Warm temperatures tend to inspire rafters to shed their outfits, but Clay warns people not to go into a river "wearing just swim trunks. You need to have some coverage over your body, because the water is going to be very cold" — so chilly that it's capable of shocking systems.

Number 3: Bring a change of clothing

"When your adventure ends, you're going to want to get out of those wet clothes," he points out — and there's a way to do that without figuring out how to jam a waterproof container into a raft or kayak.

"If possible, it's a good idea to have a car at the starting point of your route and a car at the end point, where you can get out and go to your car and have a change of clothes. That's not always feasible, but you can usually find sections of the river where you can do that."

Number 4: Plan ahead

Mapping out an area for rafting is important for a variety of reasons beyond finding good places to leave vehicles, Clay says, including simple logistics — knowing how long it will take you to reach your destination, how long you're likely to be there and how long the drive back will be. There's also the weather: It's important to know if a storm is on the way and likely to strike when shelter is hard to find.

But Clay notes that planning shouldn't stop there.

Number 5: Check in with local authorities

"A lot of times," Clay stresses, officials in recreational hot spots "will know sections of the river that could be dangerous, and they'll be able to tell you which ones to avoid. They'll know where other people have gotten into trouble."

Number 6: Rafting companies can help, too

Even folks uninterested in a guided experienced can get something out of a conversation with commercial outfits. "They'll be able to talk to you about safety and what to look for," Clay recommends. "They're on the water all the time, so they can be a really good source about current conditions."

Just as important, both area officials and professional rafters should be able to ascertain whether the water along certain stretches is too treacherous for an amateur. It's a lot better to know about that in advance and be able to make alternative plans, Clay suggests, than "to realize you're in over your head" when it's too late to do anything about it.

Number 7: The buddy system

"You should always be paddling with someone else," Clay says. "Don't go alone. The thought is, if one person were to get into trouble, there's someone else there who can relay for assistance."
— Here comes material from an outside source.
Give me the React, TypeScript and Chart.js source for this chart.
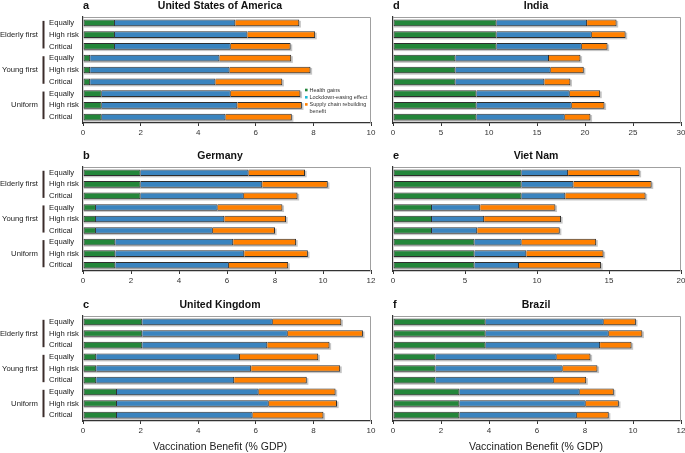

Number 8: Be prepared for your phone not to work

Part of advance planning, Clay says, "is knowing if you'll be going through canyons — because in a lot of them, you're not going to have any cell service. And you probably aren't going to want to have your cell on you anyway. So we recommend that you have your phone in the car at the end of the run, and that you know how to contact local authorities. You can always dial 911, but if it's not a great emergency, you need other options. Maybe you lost your kayak in the river. If you know who to contact wherever you're at, they may be able to help you get it out."

Number 9: Let people know where you'll be

Sharing your itinerary with people back home "gives you another safety buffer," Clay points out. "If they know where you're at and when you're supposed to be returning, they'll be there if something goes wrong. That's another part of planning in advance. Give them the number for local authorities. That will expedite things if you need help."

Number 10: Don't overestimate your ability

Neither Coloradans nor tourists should take the challenges of a river casually, especially this season. As Clay puts it, "The big thing is being comfortable and confident that you'll be able to handle the conditions that you could be seeing — and then don't overstep those boundaries. You're going after an adrenaline rush, a great adventure. But that can backfire on you quickly if your skill set isn't up to the vision that you have."

Under such circumstances, he suggests "going with one of the rafting companies that have pros who do it all the time. That way, they can help you get your thrill."

Many people "are excited about this summer, and that's a good thing," Clay adds. "Outdoor recreation is kind of the fabric of Colorado. But common sense needs to come into play, and common precautions to keep yourself safe."